The Invisible Enemy: A Fight not of Guns but of an Unseen Foe


Is this the end of the world already? Since the start of the coronavirus in China, the whole world is crying. The virus has affected many sectors of the world and has claimed thousands of lives. As days go by, the virus is growing bigger and bigger and with the lack of a vaccine, it seems there is still no light at the end of the tunnel. This is the invisible enemy.

The coronavirus has encroached most of the countries of the world. Among them is Kenya. The country has recorded over 10000 cases of coronavirus and hundreds of deaths. However, the president relaxed measures but it seems to be of no good for the country because the number of cases has grown bigger. Despite the virus affecting the academic year of 2020 and leaving people with no hope of returning to school, the health sector is also at risk.

That is the worst news ever. It is like fighting a soldier with no weapons. Can one win against a battalion when he is only one?

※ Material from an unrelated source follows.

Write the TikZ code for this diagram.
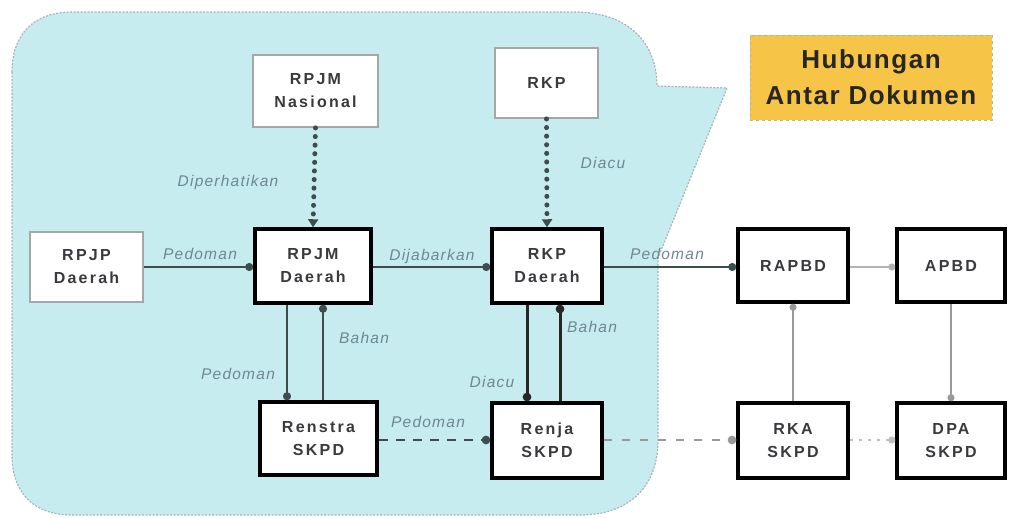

The Invisible Enemy Encroaches the Health Sector

If it were possible, the virus should not have dared attack the health sector. How will doctors treat the patients when there are none left? Doreen Adisa, a doctor, is one of the health workers who died of coronavirus. This was such a piece of saddening news because many looked up to him and it is so unfair that the virus has to take everything away so fast.

She is the 1st doctor to die of the disease. Earlier this week, family members and her colleagues gathered at her home to bury her. The sister to Doreen was so sad as her colleagues were mourning in the loss of a good soldier. The worst part is that apart from Doreen dying from the virus, 2 nurses have also succumbed to the coronavirus.

Sheila Lugaliki, sister to the deceased, says:

“The best sister you can never ask for, she loved hard, she loved hard. It is not well, is not going to be well all I can say is that our flower is no longer there.”

Chibanzi Mwachonda’s View On Doreen’s Demise

He is the Deputy sec-general of the Kenya Medical Practitioners, Pharmacist, and Dentists Union.

He says:

“My heart is quite heavy I can say that. I think even the mood you have seen here; we’ve lost our colleague and for us, in these times and these circumstances she is what you call a fallen soldier. It is a battle for us.”

The Kenya Health Ministry says that more than 150 health workers have the virus. The government should assess the situation with a lot of seriousness and find proper ways of protecting health workers. As the president is relaxing the restrictive measures, he ought to take into consideration the rising number of cases.

It would be wise if he reversed the measures and tighten the restrictions. Maybe the rate of the spread of the virus would reduce.